The whole editorial is interesting, while sort of not convincing when you have the distinct pleasure of knowing way too many hypocritical, judgmental and sexist evanglicals. Some points:
“…liberal pundits gleefully announced that this was going to seriously undermine Governor Palin’s standing with the Republican Party’s evangelical base. Any informed evangelical watcher or evangelical believer could have told them that this is a non-issue.
It is a non-issue because John Newton’s famous line, “I once was lost but now I’m found,” defines the evangelical ethos. We specialize in troubled lives. Stories of transformation from sin and degradation to righteousness and wholeness frame the way evangelicals see life. From the slave-trading Newton to the White House “hatchet man” Chuck Colson, God saves people from their slavery to sin and uses them to restore others. Indeed, those of us who never did anything particularly shocking sometimes have trouble fitting in.”

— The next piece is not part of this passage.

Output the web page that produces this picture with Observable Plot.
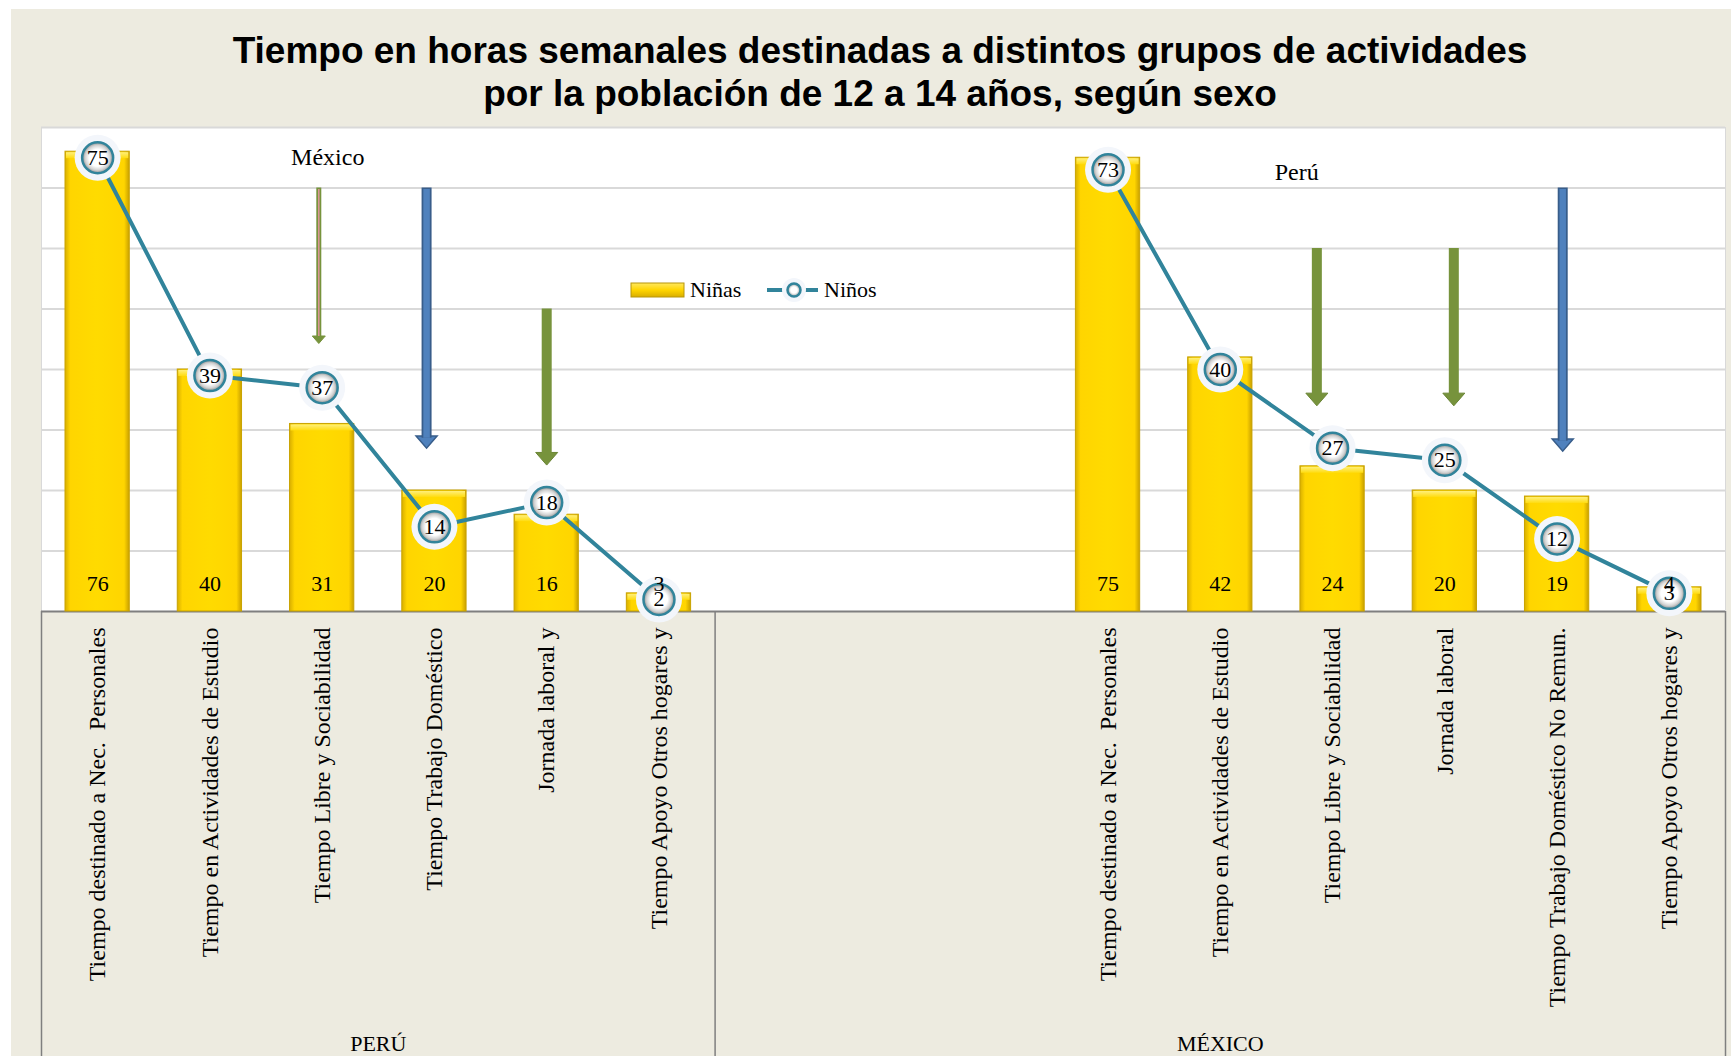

Yet they can slut-shame with the best of ‘em…
“The president of the Southern Baptist Ethics and Religious Liberty Commission compares the Palins to the Thatcher household: Dennis was head of the family, while Maggie ran the government. Land subscribes to the Baptist Faith and Message, which teaches that ecclesiastical and marital leadership are male territory. But Land is married to a strong woman, a professional with a Ph.D. …
Not all evangelicals believe that biblical admonitions about gender, church, and marriage apply beyond their first-century context. Indeed, the late Kenneth Kantzer, Billy Graham’s handpicked editor for CT, was an outspoken egalitarian. Yet the majority of evangelicals find it natural to follow what they see as a biblical pattern. Maleness and femaleness, though potent archetypes in church and home, are neither qualification nor impediment in any other endeavor.”
I just don’t buy it. You’d let women be the head of a church then if you really believed that.